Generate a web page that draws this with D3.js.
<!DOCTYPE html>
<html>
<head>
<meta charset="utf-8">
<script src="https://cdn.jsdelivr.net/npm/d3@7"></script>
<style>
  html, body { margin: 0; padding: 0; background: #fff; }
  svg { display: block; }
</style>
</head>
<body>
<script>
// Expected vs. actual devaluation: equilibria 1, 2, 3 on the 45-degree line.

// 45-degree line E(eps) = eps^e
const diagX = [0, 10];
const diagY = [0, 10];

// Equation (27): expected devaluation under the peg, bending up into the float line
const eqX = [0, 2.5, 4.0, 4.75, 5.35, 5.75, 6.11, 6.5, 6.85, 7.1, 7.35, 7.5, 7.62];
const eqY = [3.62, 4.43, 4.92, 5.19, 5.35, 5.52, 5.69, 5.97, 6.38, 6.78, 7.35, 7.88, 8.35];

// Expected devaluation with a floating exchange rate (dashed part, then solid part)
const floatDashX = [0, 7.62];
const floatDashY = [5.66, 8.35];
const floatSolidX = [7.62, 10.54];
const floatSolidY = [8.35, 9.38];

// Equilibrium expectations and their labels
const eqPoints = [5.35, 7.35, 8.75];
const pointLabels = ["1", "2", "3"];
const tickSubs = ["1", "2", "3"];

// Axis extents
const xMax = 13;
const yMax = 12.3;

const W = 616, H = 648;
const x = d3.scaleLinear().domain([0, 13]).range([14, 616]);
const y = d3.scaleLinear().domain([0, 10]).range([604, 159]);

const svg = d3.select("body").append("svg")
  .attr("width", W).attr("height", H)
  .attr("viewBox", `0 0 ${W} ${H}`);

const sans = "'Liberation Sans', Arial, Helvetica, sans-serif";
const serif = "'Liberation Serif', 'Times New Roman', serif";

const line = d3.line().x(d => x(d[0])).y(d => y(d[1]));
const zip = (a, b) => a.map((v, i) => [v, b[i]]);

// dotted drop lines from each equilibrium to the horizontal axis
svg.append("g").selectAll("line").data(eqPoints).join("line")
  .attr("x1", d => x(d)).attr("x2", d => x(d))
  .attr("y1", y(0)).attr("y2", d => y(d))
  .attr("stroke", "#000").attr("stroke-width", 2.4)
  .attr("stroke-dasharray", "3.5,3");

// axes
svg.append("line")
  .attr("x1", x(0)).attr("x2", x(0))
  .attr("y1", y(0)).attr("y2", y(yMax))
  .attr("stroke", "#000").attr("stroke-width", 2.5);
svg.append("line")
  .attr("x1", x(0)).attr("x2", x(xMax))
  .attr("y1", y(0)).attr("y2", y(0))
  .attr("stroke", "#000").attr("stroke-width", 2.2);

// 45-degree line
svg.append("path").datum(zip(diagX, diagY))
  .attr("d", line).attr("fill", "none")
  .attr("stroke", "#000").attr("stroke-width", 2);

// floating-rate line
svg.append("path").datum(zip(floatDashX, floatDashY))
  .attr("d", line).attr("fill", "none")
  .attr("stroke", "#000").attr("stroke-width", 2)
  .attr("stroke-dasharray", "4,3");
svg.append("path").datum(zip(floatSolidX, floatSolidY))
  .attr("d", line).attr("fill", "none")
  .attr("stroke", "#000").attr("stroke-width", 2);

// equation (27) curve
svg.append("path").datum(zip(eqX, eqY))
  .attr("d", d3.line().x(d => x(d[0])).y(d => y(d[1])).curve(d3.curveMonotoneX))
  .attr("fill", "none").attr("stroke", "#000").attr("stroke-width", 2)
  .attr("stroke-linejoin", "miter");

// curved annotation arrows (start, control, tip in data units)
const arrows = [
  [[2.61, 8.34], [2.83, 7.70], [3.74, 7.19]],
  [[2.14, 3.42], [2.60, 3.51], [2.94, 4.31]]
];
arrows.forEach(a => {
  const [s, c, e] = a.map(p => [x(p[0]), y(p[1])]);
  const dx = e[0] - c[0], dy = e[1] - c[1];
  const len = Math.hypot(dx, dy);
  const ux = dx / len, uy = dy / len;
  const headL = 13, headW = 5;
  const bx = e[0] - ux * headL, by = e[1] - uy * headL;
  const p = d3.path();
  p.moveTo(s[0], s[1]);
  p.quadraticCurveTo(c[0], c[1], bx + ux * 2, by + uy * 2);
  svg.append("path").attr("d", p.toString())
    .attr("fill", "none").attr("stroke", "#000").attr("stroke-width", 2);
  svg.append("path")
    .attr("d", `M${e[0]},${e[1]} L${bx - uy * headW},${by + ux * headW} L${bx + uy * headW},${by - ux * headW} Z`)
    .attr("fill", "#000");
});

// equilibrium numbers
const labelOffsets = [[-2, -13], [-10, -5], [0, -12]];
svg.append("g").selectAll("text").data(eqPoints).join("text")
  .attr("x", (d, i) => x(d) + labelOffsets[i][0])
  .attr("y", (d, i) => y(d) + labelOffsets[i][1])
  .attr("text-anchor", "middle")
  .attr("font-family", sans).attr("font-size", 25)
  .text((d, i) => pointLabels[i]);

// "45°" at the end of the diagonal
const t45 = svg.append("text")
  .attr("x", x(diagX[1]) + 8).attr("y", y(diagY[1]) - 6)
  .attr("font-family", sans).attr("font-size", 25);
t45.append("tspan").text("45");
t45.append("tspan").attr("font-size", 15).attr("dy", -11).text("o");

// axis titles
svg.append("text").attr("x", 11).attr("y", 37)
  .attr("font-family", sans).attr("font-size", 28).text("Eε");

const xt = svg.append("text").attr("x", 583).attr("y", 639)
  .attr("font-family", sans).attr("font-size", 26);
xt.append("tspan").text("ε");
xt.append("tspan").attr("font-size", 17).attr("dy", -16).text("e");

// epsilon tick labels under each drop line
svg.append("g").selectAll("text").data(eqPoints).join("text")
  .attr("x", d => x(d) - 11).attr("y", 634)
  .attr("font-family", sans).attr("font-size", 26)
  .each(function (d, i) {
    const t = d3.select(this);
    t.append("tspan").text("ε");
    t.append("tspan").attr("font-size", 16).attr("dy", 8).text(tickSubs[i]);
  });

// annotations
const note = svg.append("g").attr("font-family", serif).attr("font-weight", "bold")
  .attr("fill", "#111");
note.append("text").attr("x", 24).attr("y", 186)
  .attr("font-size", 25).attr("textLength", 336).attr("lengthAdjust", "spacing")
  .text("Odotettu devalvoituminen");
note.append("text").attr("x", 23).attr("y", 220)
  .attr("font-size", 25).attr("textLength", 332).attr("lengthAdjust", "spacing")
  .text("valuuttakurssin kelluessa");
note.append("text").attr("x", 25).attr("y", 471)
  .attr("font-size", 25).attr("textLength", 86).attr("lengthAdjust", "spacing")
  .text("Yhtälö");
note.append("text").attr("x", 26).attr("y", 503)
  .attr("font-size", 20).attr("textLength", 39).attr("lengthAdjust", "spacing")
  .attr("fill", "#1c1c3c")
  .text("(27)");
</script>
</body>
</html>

+ + + +

■ Task brief
Copy out the material word for word and line for line.

■ Solution for this problem
Generate a web page that draws this with D3.js.
<!DOCTYPE html>
<html>
<head>
<meta charset="utf-8">
<script src="https://cdn.jsdelivr.net/npm/d3@7"></script>
<style>
  html, body { margin: 0; padding: 0; background: #fff; }
  svg { display: block; }
</style>
</head>
<body>
<script>
// Expected vs. actual devaluation: equilibria 1, 2, 3 on the 45-degree line.

// 45-degree line E(eps) = eps^e
const diagX = [0, 10];
const diagY = [0, 10];

// Equation (27): expected devaluation under the peg, bending up into the float line
const eqX = [0, 2.5, 4.0, 4.75, 5.35, 5.75, 6.11, 6.5, 6.85, 7.1, 7.35, 7.5, 7.62];
const eqY = [3.62, 4.43, 4.92, 5.19, 5.35, 5.52, 5.69, 5.97, 6.38, 6.78, 7.35, 7.88, 8.35];

// Expected devaluation with a floating exchange rate (dashed part, then solid part)
const floatDashX = [0, 7.62];
const floatDashY = [5.66, 8.35];
const floatSolidX = [7.62, 10.54];
const floatSolidY = [8.35, 9.38];

// Equilibrium expectations and their labels
const eqPoints = [5.35, 7.35, 8.75];
const pointLabels = ["1", "2", "3"];
const tickSubs = ["1", "2", "3"];

// Axis extents
const xMax = 13;
const yMax = 12.3;

const W = 616, H = 648;
const x = d3.scaleLinear().domain([0, 13]).range([14, 616]);
const y = d3.scaleLinear().domain([0, 10]).range([604, 159]);

const svg = d3.select("body").append("svg")
  .attr("width", W).attr("height", H)
  .attr("viewBox", `0 0 ${W} ${H}`);

const sans = "'Liberation Sans', Arial, Helvetica, sans-serif";
const serif = "'Liberation Serif', 'Times New Roman', serif";

const line = d3.line().x(d => x(d[0])).y(d => y(d[1]));
const zip = (a, b) => a.map((v, i) => [v, b[i]]);

// dotted drop lines from each equilibrium to the horizontal axis
svg.append("g").selectAll("line").data(eqPoints).join("line")
  .attr("x1", d => x(d)).attr("x2", d => x(d))
  .attr("y1", y(0)).attr("y2", d => y(d))
  .attr("stroke", "#000").attr("stroke-width", 2.4)
  .attr("stroke-dasharray", "3.5,3");

// axes
svg.append("line")
  .attr("x1", x(0)).attr("x2", x(0))
  .attr("y1", y(0)).attr("y2", y(yMax))
  .attr("stroke", "#000").attr("stroke-width", 2.5);
svg.append("line")
  .attr("x1", x(0)).attr("x2", x(xMax))
  .attr("y1", y(0)).attr("y2", y(0))
  .attr("stroke", "#000").attr("stroke-width", 2.2);

// 45-degree line
svg.append("path").datum(zip(diagX, diagY))
  .attr("d", line).attr("fill", "none")
  .attr("stroke", "#000").attr("stroke-width", 2);

// floating-rate line
svg.append("path").datum(zip(floatDashX, floatDashY))
  .attr("d", line).attr("fill", "none")
  .attr("stroke", "#000").attr("stroke-width", 2)
  .attr("stroke-dasharray", "4,3");
svg.append("path").datum(zip(floatSolidX, floatSolidY))
  .attr("d", line).attr("fill", "none")
  .attr("stroke", "#000").attr("stroke-width", 2);

// equation (27) curve
svg.append("path").datum(zip(eqX, eqY))
  .attr("d", d3.line().x(d => x(d[0])).y(d => y(d[1])).curve(d3.curveMonotoneX))
  .attr("fill", "none").attr("stroke", "#000").attr("stroke-width", 2)
  .attr("stroke-linejoin", "miter");

// curved annotation arrows (start, control, tip in data units)
const arrows = [
  [[2.61, 8.34], [2.83, 7.70], [3.74, 7.19]],
  [[2.14, 3.42], [2.60, 3.51], [2.94, 4.31]]
];
arrows.forEach(a => {
  const [s, c, e] = a.map(p => [x(p[0]), y(p[1])]);
  const dx = e[0] - c[0], dy = e[1] - c[1];
  const len = Math.hypot(dx, dy);
  const ux = dx / len, uy = dy / len;
  const headL = 13, headW = 5;
  const bx = e[0] - ux * headL, by = e[1] - uy * headL;
  const p = d3.path();
  p.moveTo(s[0], s[1]);
  p.quadraticCurveTo(c[0], c[1], bx + ux * 2, by + uy * 2);
  svg.append("path").attr("d", p.toString())
    .attr("fill", "none").attr("stroke", "#000").attr("stroke-width", 2);
  svg.append("path")
    .attr("d", `M${e[0]},${e[1]} L${bx - uy * headW},${by + ux * headW} L${bx + uy * headW},${by - ux * headW} Z`)
    .attr("fill", "#000");
});

// equilibrium numbers
const labelOffsets = [[-2, -13], [-10, -5], [0, -12]];
svg.append("g").selectAll("text").data(eqPoints).join("text")
  .attr("x", (d, i) => x(d) + labelOffsets[i][0])
  .attr("y", (d, i) => y(d) + labelOffsets[i][1])
  .attr("text-anchor", "middle")
  .attr("font-family", sans).attr("font-size", 25)
  .text((d, i) => pointLabels[i]);

// "45°" at the end of the diagonal
const t45 = svg.append("text")
  .attr("x", x(diagX[1]) + 8).attr("y", y(diagY[1]) - 6)
  .attr("font-family", sans).attr("font-size", 25);
t45.append("tspan").text("45");
t45.append("tspan").attr("font-size", 15).attr("dy", -11).text("o");

// axis titles
svg.append("text").attr("x", 11).attr("y", 37)
  .attr("font-family", sans).attr("font-size", 28).text("Eε");

const xt = svg.append("text").attr("x", 583).attr("y", 639)
  .attr("font-family", sans).attr("font-size", 26);
xt.append("tspan").text("ε");
xt.append("tspan").attr("font-size", 17).attr("dy", -16).text("e");

// epsilon tick labels under each drop line
svg.append("g").selectAll("text").data(eqPoints).join("text")
  .attr("x", d => x(d) - 11).attr("y", 634)
  .attr("font-family", sans).attr("font-size", 26)
  .each(function (d, i) {
    const t = d3.select(this);
    t.append("tspan").text("ε");
    t.append("tspan").attr("font-size", 16).attr("dy", 8).text(tickSubs[i]);
  });

// annotations
const note = svg.append("g").attr("font-family", serif).attr("font-weight", "bold")
  .attr("fill", "#111");
note.append("text").attr("x", 24).attr("y", 186)
  .attr("font-size", 25).attr("textLength", 336).attr("lengthAdjust", "spacing")
  .text("Odotettu devalvoituminen");
note.append("text").attr("x", 23).attr("y", 220)
  .attr("font-size", 25).attr("textLength", 332).attr("lengthAdjust", "spacing")
  .text("valuuttakurssin kelluessa");
note.append("text").attr("x", 25).attr("y", 471)
  .attr("font-size", 25).attr("textLength", 86).attr("lengthAdjust", "spacing")
  .text("Yhtälö");
note.append("text").attr("x", 26).attr("y", 503)
  .attr("font-size", 20).attr("textLength", 39).attr("lengthAdjust", "spacing")
  .attr("fill", "#1c1c3c")
  .text("(27)");
</script>
</body>
</html>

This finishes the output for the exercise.